**STORED DATA:**
☆ ☆ ☆ ☆ ☆ ☆ ☆

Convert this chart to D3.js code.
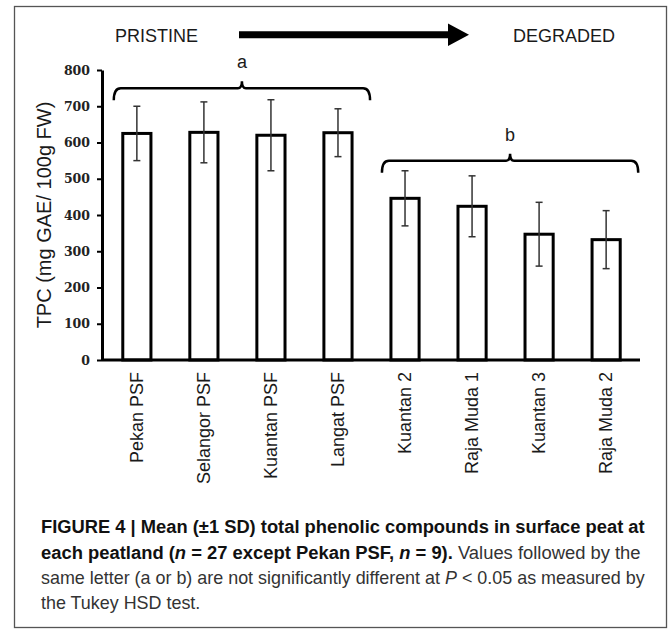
<!DOCTYPE html>
<html>
<head>
<meta charset="utf-8">
<script src="https://cdn.jsdelivr.net/npm/d3@7"></script>
<style>
  html, body { margin: 0; padding: 0; background: #fff; }
  svg { display: block; }
  .cap text { font-family: "Liberation Sans", Arial, sans-serif; font-size: 18px; }
</style>
</head>
<body>
<div id="chart"></div>
<script>
// Data for bar chart
const sites = ["Pekan PSF", "Selangor PSF", "Kuantan PSF", "Langat PSF", "Kuantan 2", "Raja Muda 1", "Kuantan 3", "Raja Muda 2"];
const means = [625, 628, 620, 627, 446, 424, 347, 332];
const sds = [75, 84, 98, 66, 76, 84, 88, 80];
const yTicks = [0, 100, 200, 300, 400, 500, 600, 700, 800];

// Tukey groups
const groupLetters = ["a", "b"];
const groupFirst = ["Pekan PSF", "Kuantan 2"];
const groupLast = ["Langat PSF", "Raja Muda 2"];
const groupLevel = [750, 550];

const width = 670;
const height = 635;
const margin = ({top: 70, right: 30, bottom: 275, left: 102});

const svg = d3.select("#chart")
    .append("svg")
    .attr("width", width)
    .attr("height", height);

svg.append("rect")
    .attr("x", 14.5)
    .attr("y", 6.5)
    .attr("width", 652)
    .attr("height", 621)
    .attr("fill", "#fff")
    .attr("stroke", "#555")
    .attr("stroke-width", 1.3);

const xScale = d3.scaleBand()
    .domain(sites)
    .range([margin.left, 641])
    .paddingInner(0.58)
    .paddingOuter(0.31);

const yScale = d3.scaleLinear()
    .domain([0, 800])
    .range([360, margin.top]);

// header: PRISTINE -> DEGRADED
svg.append("text")
    .attr("x", 115)
    .attr("y", 42)
    .attr("font-family", "Liberation Sans, Arial, sans-serif")
    .attr("font-size", 18)
    .attr("fill", "#1a1a1a")
    .text("PRISTINE");

svg.append("text")
    .attr("x", 513)
    .attr("y", 42)
    .attr("font-family", "Liberation Sans, Arial, sans-serif")
    .attr("font-size", 18)
    .attr("fill", "#1a1a1a")
    .text("DEGRADED");

svg.append("path")
    .attr("d", "M239,31.2 H448 V23.5 L469,34.7 L448,45.9 V38.2 H239 Z")
    .attr("fill", "#000");

// y axis
const yAxis = svg.append("g")
    .attr("transform", `translate(${margin.left},0)`)
    .attr("font-family", "'DejaVu Serif', serif")
    .call(d3.axisLeft(yScale).tickValues(yTicks).tickSize(5).tickSizeOuter(0).tickPadding(7));

yAxis.select(".domain")
    .attr("stroke", "#000")
    .attr("stroke-width", 3);
yAxis.selectAll(".tick line")
    .attr("stroke", "#000")
    .attr("stroke-width", 2);
yAxis.selectAll(".tick text")
    .attr("font-family", "'DejaVu Serif', serif")
    .attr("font-weight", "bold")
    .attr("font-size", 12.5)
    .attr("fill", "#222");

svg.append("text")
    .attr("transform", `translate(51,${(yScale(0) + yScale(800)) / 2}) rotate(-90)`)
    .attr("text-anchor", "middle")
    .attr("font-family", "Liberation Sans, Arial, sans-serif")
    .attr("font-size", 20)
    .attr("fill", "#1a1a1a")
    .text("TPC (mg GAE/ 100g FW)");

// bars
svg.append("g")
    .selectAll("rect")
    .data(sites)
    .join("rect")
    .attr("x", d => xScale(d))
    .attr("y", (d, i) => yScale(means[i]))
    .attr("width", xScale.bandwidth())
    .attr("height", (d, i) => yScale(0) - yScale(means[i]))
    .attr("fill", "#fff")
    .attr("stroke", "#000")
    .attr("stroke-width", 3);

// error bars
const errGroup = svg.append("g")
    .attr("stroke", "#333")
    .attr("stroke-width", 1.5);

sites.forEach((s, i) => {
    const cx = xScale(s) + xScale.bandwidth() / 2;
    const y0 = yScale(means[i] - sds[i]);
    const y1 = yScale(means[i] + sds[i]);
    errGroup.append("line").attr("x1", cx).attr("x2", cx).attr("y1", y0).attr("y2", y1);
    errGroup.append("line").attr("x1", cx - 3.5).attr("x2", cx + 3.5).attr("y1", y0).attr("y2", y0);
    errGroup.append("line").attr("x1", cx - 3.5).attr("x2", cx + 3.5).attr("y1", y1).attr("y2", y1);
});

// x axis
const xAxis = svg.append("g")
    .attr("transform", `translate(0,${yScale(0)})`)
    .call(d3.axisBottom(xScale).tickSize(0).tickSizeOuter(0).tickPadding(0));

xAxis.select(".domain")
    .attr("d", `M${margin.left},0H640`)
    .attr("stroke", "#000")
    .attr("stroke-width", 3);
xAxis.selectAll(".tick text")
    .attr("transform", "rotate(-90)")
    .attr("text-anchor", "end")
    .attr("x", -12)
    .attr("y", 0)
    .attr("dy", "0.35em")
    .attr("font-family", "Liberation Sans, Arial, sans-serif")
    .attr("font-size", 18)
    .attr("fill", "#1a1a1a");

// significance brackets
const bracketGroup = svg.append("g");
groupLetters.forEach((g, i) => {
    const left = xScale(groupFirst[i]) - 9;
    const right = xScale(groupLast[i]) + xScale.bandwidth() + 18;
    const mid = (left + right) / 2;
    const y = yScale(groupLevel[i]);
    const path = `M${left},${y + 12} Q${left},${y} ${left + 7},${y} H${mid - 4} Q${mid},${y} ${mid},${y - 7} Q${mid},${y} ${mid + 4},${y} H${right - 7} Q${right},${y} ${right},${y + 12}`;
    bracketGroup.append("path")
        .attr("d", path)
        .attr("fill", "none")
        .attr("stroke", "#000")
        .attr("stroke-width", 2.5);
    bracketGroup.append("text")
        .attr("x", mid)
        .attr("y", y - 20)
        .attr("text-anchor", "middle")
        .attr("font-family", "Liberation Sans, Arial, sans-serif")
        .attr("font-size", 18)
        .attr("fill", "#1a1a1a")
        .text(g);
});

// caption (condensed look: squeeze each line horizontally)
const cap = svg.append("g").attr("class", "cap");

const line1 = cap.append("text")
    .attr("font-weight", "bold").attr("fill", "#111")
    .text("FIGURE 4 | Mean (\u00b11 SD) total phenolic compounds in surface peat at");

const line2 = cap.append("text");
line2.append("tspan").attr("font-weight", "bold").attr("fill", "#111").text("each peatland (");
line2.append("tspan").attr("font-weight", "bold").attr("font-style", "italic").attr("fill", "#111").text("n");
line2.append("tspan").attr("font-weight", "bold").attr("fill", "#111").text(" = 27 except Pekan PSF, ");
line2.append("tspan").attr("font-weight", "bold").attr("font-style", "italic").attr("fill", "#111").text("n");
line2.append("tspan").attr("font-weight", "bold").attr("fill", "#111").text(" = 9).");
line2.append("tspan").attr("fill", "#333").text(" Values followed by the");

const line3 = cap.append("text").attr("fill", "#333");
line3.append("tspan").text("same letter (a or b) are not significantly different at ");
line3.append("tspan").attr("font-style", "italic").text("P");
line3.append("tspan").text(" < 0.05 as measured by");

const line4 = cap.append("text").attr("fill", "#333")
    .text("the Tukey HSD test.");

const capX = 41;
const sx1 = 604 / line1.node().getComputedTextLength();
const sx2 = 600 / line2.node().getComputedTextLength();
const sx3 = 604 / line3.node().getComputedTextLength();
line1.attr("transform", `translate(${capX},533) scale(${sx1},1)`);
line2.attr("transform", `translate(${capX},559) scale(${sx2},1)`);
line3.attr("transform", `translate(${capX},584) scale(${sx3},1)`);
line4.attr("transform", `translate(${capX},609) scale(${sx3},1)`);
</script>
</body>
</html>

☆ ☆ ☆ ☆ ☆ ☆ ☆

**WHAT THIS TASK INVOLVES:** Transcribe the listing in full and omit the pictures.

**FINISHED ANSWER:**
Convert this chart to D3.js code.
<!DOCTYPE html>
<html>
<head>
<meta charset="utf-8">
<script src="https://cdn.jsdelivr.net/npm/d3@7"></script>
<style>
  html, body { margin: 0; padding: 0; background: #fff; }
  svg { display: block; }
  .cap text { font-family: "Liberation Sans", Arial, sans-serif; font-size: 18px; }
</style>
</head>
<body>
<div id="chart"></div>
<script>
// Data for bar chart
const sites = ["Pekan PSF", "Selangor PSF", "Kuantan PSF", "Langat PSF", "Kuantan 2", "Raja Muda 1", "Kuantan 3", "Raja Muda 2"];
const means = [625, 628, 620, 627, 446, 424, 347, 332];
const sds = [75, 84, 98, 66, 76, 84, 88, 80];
const yTicks = [0, 100, 200, 300, 400, 500, 600, 700, 800];

// Tukey groups
const groupLetters = ["a", "b"];
const groupFirst = ["Pekan PSF", "Kuantan 2"];
const groupLast = ["Langat PSF", "Raja Muda 2"];
const groupLevel = [750, 550];

const width = 670;
const height = 635;
const margin = ({top: 70, right: 30, bottom: 275, left: 102});

const svg = d3.select("#chart")
    .append("svg")
    .attr("width", width)
    .attr("height", height);

svg.append("rect")
    .attr("x", 14.5)
    .attr("y", 6.5)
    .attr("width", 652)
    .attr("height", 621)
    .attr("fill", "#fff")
    .attr("stroke", "#555")
    .attr("stroke-width", 1.3);

const xScale = d3.scaleBand()
    .domain(sites)
    .range([margin.left, 641])
    .paddingInner(0.58)
    .paddingOuter(0.31);

const yScale = d3.scaleLinear()
    .domain([0, 800])
    .range([360, margin.top]);

// header: PRISTINE -> DEGRADED
svg.append("text")
    .attr("x", 115)
    .attr("y", 42)
    .attr("font-family", "Liberation Sans, Arial, sans-serif")
    .attr("font-size", 18)
    .attr("fill", "#1a1a1a")
    .text("PRISTINE");

svg.append("text")
    .attr("x", 513)
    .attr("y", 42)
    .attr("font-family", "Liberation Sans, Arial, sans-serif")
    .attr("font-size", 18)
    .attr("fill", "#1a1a1a")
    .text("DEGRADED");

svg.append("path")
    .attr("d", "M239,31.2 H448 V23.5 L469,34.7 L448,45.9 V38.2 H239 Z")
    .attr("fill", "#000");

// y axis
const yAxis = svg.append("g")
    .attr("transform", `translate(${margin.left},0)`)
    .attr("font-family", "'DejaVu Serif', serif")
    .call(d3.axisLeft(yScale).tickValues(yTicks).tickSize(5).tickSizeOuter(0).tickPadding(7));

yAxis.select(".domain")
    .attr("stroke", "#000")
    .attr("stroke-width", 3);
yAxis.selectAll(".tick line")
    .attr("stroke", "#000")
    .attr("stroke-width", 2);
yAxis.selectAll(".tick text")
    .attr("font-family", "'DejaVu Serif', serif")
    .attr("font-weight", "bold")
    .attr("font-size", 12.5)
    .attr("fill", "#222");

svg.append("text")
    .attr("transform", `translate(51,${(yScale(0) + yScale(800)) / 2}) rotate(-90)`)
    .attr("text-anchor", "middle")
    .attr("font-family", "Liberation Sans, Arial, sans-serif")
    .attr("font-size", 20)
    .attr("fill", "#1a1a1a")
    .text("TPC (mg GAE/ 100g FW)");

// bars
svg.append("g")
    .selectAll("rect")
    .data(sites)
    .join("rect")
    .attr("x", d => xScale(d))
    .attr("y", (d, i) => yScale(means[i]))
    .attr("width", xScale.bandwidth())
    .attr("height", (d, i) => yScale(0) - yScale(means[i]))
    .attr("fill", "#fff")
    .attr("stroke", "#000")
    .attr("stroke-width", 3);

// error bars
const errGroup = svg.append("g")
    .attr("stroke", "#333")
    .attr("stroke-width", 1.5);

sites.forEach((s, i) => {
    const cx = xScale(s) + xScale.bandwidth() / 2;
    const y0 = yScale(means[i] - sds[i]);
    const y1 = yScale(means[i] + sds[i]);
    errGroup.append("line").attr("x1", cx).attr("x2", cx).attr("y1", y0).attr("y2", y1);
    errGroup.append("line").attr("x1", cx - 3.5).attr("x2", cx + 3.5).attr("y1", y0).attr("y2", y0);
    errGroup.append("line").attr("x1", cx - 3.5).attr("x2", cx + 3.5).attr("y1", y1).attr("y2", y1);
});

// x axis
const xAxis = svg.append("g")
    .attr("transform", `translate(0,${yScale(0)})`)
    .call(d3.axisBottom(xScale).tickSize(0).tickSizeOuter(0).tickPadding(0));

xAxis.select(".domain")
    .attr("d", `M${margin.left},0H640`)
    .attr("stroke", "#000")
    .attr("stroke-width", 3);
xAxis.selectAll(".tick text")
    .attr("transform", "rotate(-90)")
    .attr("text-anchor", "end")
    .attr("x", -12)
    .attr("y", 0)
    .attr("dy", "0.35em")
    .attr("font-family", "Liberation Sans, Arial, sans-serif")
    .attr("font-size", 18)
    .attr("fill", "#1a1a1a");

// significance brackets
const bracketGroup = svg.append("g");
groupLetters.forEach((g, i) => {
    const left = xScale(groupFirst[i]) - 9;
    const right = xScale(groupLast[i]) + xScale.bandwidth() + 18;
    const mid = (left + right) / 2;
    const y = yScale(groupLevel[i]);
    const path = `M${left},${y + 12} Q${left},${y} ${left + 7},${y} H${mid - 4} Q${mid},${y} ${mid},${y - 7} Q${mid},${y} ${mid + 4},${y} H${right - 7} Q${right},${y} ${right},${y + 12}`;
    bracketGroup.append("path")
        .attr("d", path)
        .attr("fill", "none")
        .attr("stroke", "#000")
        .attr("stroke-width", 2.5);
    bracketGroup.append("text")
        .attr("x", mid)
        .attr("y", y - 20)
        .attr("text-anchor", "middle")
        .attr("font-family", "Liberation Sans, Arial, sans-serif")
        .attr("font-size", 18)
        .attr("fill", "#1a1a1a")
        .text(g);
});

// caption (condensed look: squeeze each line horizontally)
const cap = svg.append("g").attr("class", "cap");

const line1 = cap.append("text")
    .attr("font-weight", "bold").attr("fill", "#111")
    .text("FIGURE 4 | Mean (\u00b11 SD) total phenolic compounds in surface peat at");

const line2 = cap.append("text");
line2.append("tspan").attr("font-weight", "bold").attr("fill", "#111").text("each peatland (");
line2.append("tspan").attr("font-weight", "bold").attr("font-style", "italic").attr("fill", "#111").text("n");
line2.append("tspan").attr("font-weight", "bold").attr("fill", "#111").text(" = 27 except Pekan PSF, ");
line2.append("tspan").attr("font-weight", "bold").attr("font-style", "italic").attr("fill", "#111").text("n");
line2.append("tspan").attr("font-weight", "bold").attr("fill", "#111").text(" = 9).");
line2.append("tspan").attr("fill", "#333").text(" Values followed by the");

const line3 = cap.append("text").attr("fill", "#333");
line3.append("tspan").text("same letter (a or b) are not significantly different at ");
line3.append("tspan").attr("font-style", "italic").text("P");
line3.append("tspan").text(" < 0.05 as measured by");

const line4 = cap.append("text").attr("fill", "#333")
    .text("the Tukey HSD test.");

const capX = 41;
const sx1 = 604 / line1.node().getComputedTextLength();
const sx2 = 600 / line2.node().getComputedTextLength();
const sx3 = 604 / line3.node().getComputedTextLength();
line1.attr("transform", `translate(${capX},533) scale(${sx1},1)`);
line2.attr("transform", `translate(${capX},559) scale(${sx2},1)`);
line3.attr("transform", `translate(${capX},584) scale(${sx3},1)`);
line4.attr("transform", `translate(${capX},609) scale(${sx3},1)`);
</script>
</body>
</html>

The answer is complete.